The Brooklyn (New Jersey) Nets have had their successes and failures throughout the franchise’s history, including making the NBA Finals twice with Jason Kidd and also making some of the worst draft mistakes in the league’s history. Looking back at the draft choices made by the Nets, there are 5 glaring decisions that may have altered their future forever.
It is very easy to look at the Nets now and shrug off past draft mistakes. After all, the team has 3 superstar players in Kevin Durant, James Harden, and Kyrie Irving and look primed for a Finals berth in the East. But the Nets could have had a superteam a long time ago, had they made the correct draft decisions. Here are the 5 biggest draft mistakes made by the Brooklyn (New Jersey) Nets throughout their history.
5. 2010 NBA Draft
Derrick Favors (No. 3 Pick) Over DeMarcus Cousins (No. 5 Pick)
With the No. 3 pick in the 2010 Draft, the Nets chose a 6’9” power forward over a 6’10” center with incredible size and skill. Favors was considered a great choice at the time because of his size, but there was no way he would be as dominant as Cousins. Favors was too undersized as a center, and not mobile enough to be a stretch four. This was clearly a mistake by the Nets almost 12 years ago.

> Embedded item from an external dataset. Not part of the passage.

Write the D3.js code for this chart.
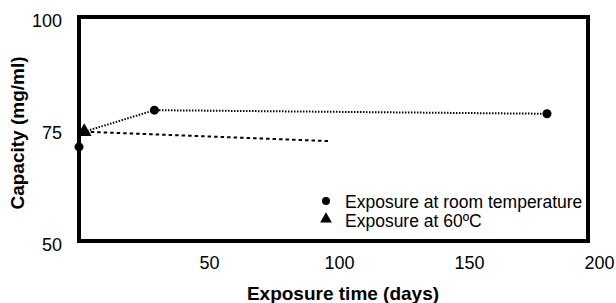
<!DOCTYPE html>
<html><head><meta charset="utf-8">
<script src="https://cdn.jsdelivr.net/npm/d3@7"></script>
<style>body{margin:0;background:#fff}svg{display:block}</style>
</head><body>
<svg id="c" width="616" height="303"></svg>
<script>
// Data
const roomDays = [0, 29, 180];
const roomCapacity = [71.0, 79.2, 78.4];
const roomLineDays = [2, 29, 180];
const roomLineCapacity = [74.4, 79.2, 78.4];
const hotDays = [2];
const hotCapacity = [74.4];
const hotLineDays = [2, 96];
const hotLineCapacity = [74.4, 72.3];
const xTicks = [50, 100, 150, 200];
const yTicks = [50, 75, 100];
const legendLabels = ["Exposure at room temperature", "Exposure at 60\u00BAC"];

const svg = d3.select("#c");
const font = "'Liberation Sans', Arial, sans-serif";
const x = d3.scaleLinear().domain([0, 200]).range([79, 599]);
const y = d3.scaleLinear().domain([50, 100]).range([241, 17]);
const boxRight = 588;

// plot box
svg.append("rect").attr("x", x(0)).attr("y", y(100))
  .attr("width", boxRight - x(0)).attr("height", y(50) - y(100))
  .attr("fill", "none").attr("stroke", "#000").attr("stroke-width", 4);

// axes (labels only)
const xAxis = d3.axisBottom(x).tickValues(xTicks).tickSize(0).tickPadding(0);
const gx = svg.append("g").attr("transform", `translate(0,${y(50) + 15})`).call(xAxis);
gx.select(".domain").remove();
gx.selectAll("text").attr("font-family", font).attr("font-size", 18).attr("fill", "#000").attr("dy", "0.71em");

const yAxis = d3.axisLeft(y).tickValues(yTicks).tickSize(0).tickPadding(0);
const gy = svg.append("g").attr("transform", `translate(62,4)`).call(yAxis);
gy.select(".domain").remove();
gy.selectAll("text").attr("font-family", font).attr("font-size", 18).attr("fill", "#000");

// lines
const line = d3.line().x(d => x(d[0])).y(d => y(d[1]));
svg.append("path").datum(roomLineDays.map((d, i) => [d, roomLineCapacity[i]]))
  .attr("d", line).attr("fill", "none").attr("stroke", "#000")
  .attr("stroke-width", 2).attr("stroke-dasharray", "1.5,1.5");
svg.append("path").datum(hotLineDays.map((d, i) => [d, hotLineCapacity[i]]))
  .attr("d", line).attr("fill", "none").attr("stroke", "#000")
  .attr("stroke-width", 2).attr("stroke-dasharray", "3.5,3");

// markers
svg.selectAll(".room").data(roomDays.map((d, i) => [d, roomCapacity[i]])).enter()
  .append("circle").attr("cx", d => x(d[0])).attr("cy", d => y(d[1])).attr("r", 4.5).attr("fill", "#000");
const tri = d3.symbol().type(d3.symbolTriangle).size(95);
svg.selectAll(".hot").data(hotDays.map((d, i) => [d, hotCapacity[i]])).enter()
  .append("path").attr("d", tri).attr("transform", d => `translate(${x(d[0])},${y(d[1])})`).attr("fill", "#000");

// legend
const lg = svg.append("g");
lg.append("circle").attr("cx", 326).attr("cy", 201).attr("r", 4).attr("fill", "#000");
lg.append("path").attr("d", d3.symbol().type(d3.symbolTriangle).size(60)).attr("transform", "translate(326,219)").attr("fill", "#000");
legendLabels.forEach((t, i) => {
  lg.append("text").attr("x", 345).attr("y", 208 + i * 19).attr("font-family", font)
    .attr("font-size", 17.5).attr("fill", "#000").text(t);
});

// axis titles
svg.append("text").attr("x", 343).attr("y", 300).attr("text-anchor", "middle")
  .attr("font-family", font).attr("font-size", 19).attr("font-weight", "bold").text("Exposure time (days)");
svg.append("text").attr("transform", "translate(24,133) rotate(-90)").attr("text-anchor", "middle")
  .attr("font-family", font).attr("font-size", 19).attr("font-weight", "bold").text("Capacity (mg/ml)");
</script>
</body></html>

DeMarcus Cousins, before his injuries, became a 4-time All-Star with some of the best skills a center can have. Cousins could pass, score inside, space the floor, and rebound at a high level. Cousins did not play as long as Favors did, but the big man has career averages of 20.4 PPG and 10.6 RPG while Favors only averages 10.8 PPG and 7.2 RPG.
4. 1988 NBA Draft
Chris Morris (No. 3 Pick) Over Mitch Richmond (No. 4 Pick)
The New Jersey Nets made a mistake by failing to grab Mitch Richmond, a Hall of Fame shooting guard who went No. 5. Instead, the Nets went for Chris Morris, a 6’8” small forward who had a respectable career although unspectacular. Morris played 7 seasons for the Nets, averaged 13.3 PPG and 4.7 RPG in 29.9 MPG. These are respectable numbers for a player drafted so high.
But Richmond was a bonafide All-Star in his prime. The shooting guard had career averages of 21.0 PPG on 38.8% shooting from three and made a total of 6 All-Star Teams and 5 All-NBA Teams throughout his career. Of course, the Nets missed out on the Rookie of the Year because Richmond won the award averaging 22.0 PPG.
3. 1997 NBA Draft
Tim Thomas (No. 7 Pick) Over Tracy McGrady (No. 9 Pick)
Tracy McGrady was one of the biggest draft gems in NBA history, falling to No. 9 despite being one of the greatest talents we had ever seen. The Nets made that mistake, going for a 6’10” forward over a very raw 6’8” teenager. Thomas never even played a game for the Nets, starting his first season with the Philadelphia 76ers.
McGrady went on to have 3 unspectacular seasons before winning Most Improved Player and averaged 26.8 PPG. McGrady with the Nets would have made them a championship contender because the likes of Jason Kidd was on the roster. McGrady is now a Hall of Famer and the Nets missed a chance to form a superteam with one of the great scorers of all time.
2. 1987 NBA Draft
Dennis Hopson (No. 3 Pick) Over Scottie Pippen (No. 5 Pick)
In 1987, the Brooklyn Nets had a shot to draft a future 6-time NBA champion and one of the greatest perimeter defenders we have ever seen. Scottie Pippen fell right into Chicago’s hands, helping Michael Jordan form a dynasty that won 6 championships. If the Nets could go back, they would have selected Pippen to be their franchise cornerstone.
Many believe that Pippen reached Hall of Fame status thanks to the leadership of Michael Jordan, but there is no doubt he had All-Star skills in an athletic body. The Nets would have also prevented Chicago from dominating the NBA for multiple years, something that would have altered NBA history. Instead, New Jersey selected Dennis Hopson who only lasted 3 seasons with the team.
1. 1996 NBA Draft
Kerry Kittles (No. 8 Pick) Over Kobe Bryant (No. 13 Pick)
Kerry Kittles was selected with the No. 8 pick, a great choice because the 6’5” shooting guard made the All-Rookie Team averaging 16.4 PPG. Kittles was also on the New Jersey Nets starting lineup when Jason Kidd led the team to the Finals twice. As a two-way guard who could score and defend, Kittles was easily a starting-caliber player.
But imagine if Jason Kidd had Kobe Bryant, one of the top-10 players who has ever played the game. Bryant is a massive step up from Kittles because he was an unstoppable scorer and one of the best defenders at his position. Bryant and Kidd would have been the best backcourt duo in the league, and the Nets would have never lost to a Kobe Bryant-less Lakers squad in the 2002 Finals and probably would have had a better shot against the Spurs in 2003. Out of all the mistakes made by the Nets, missing out on Kobe Bryant surely haunts them to this day.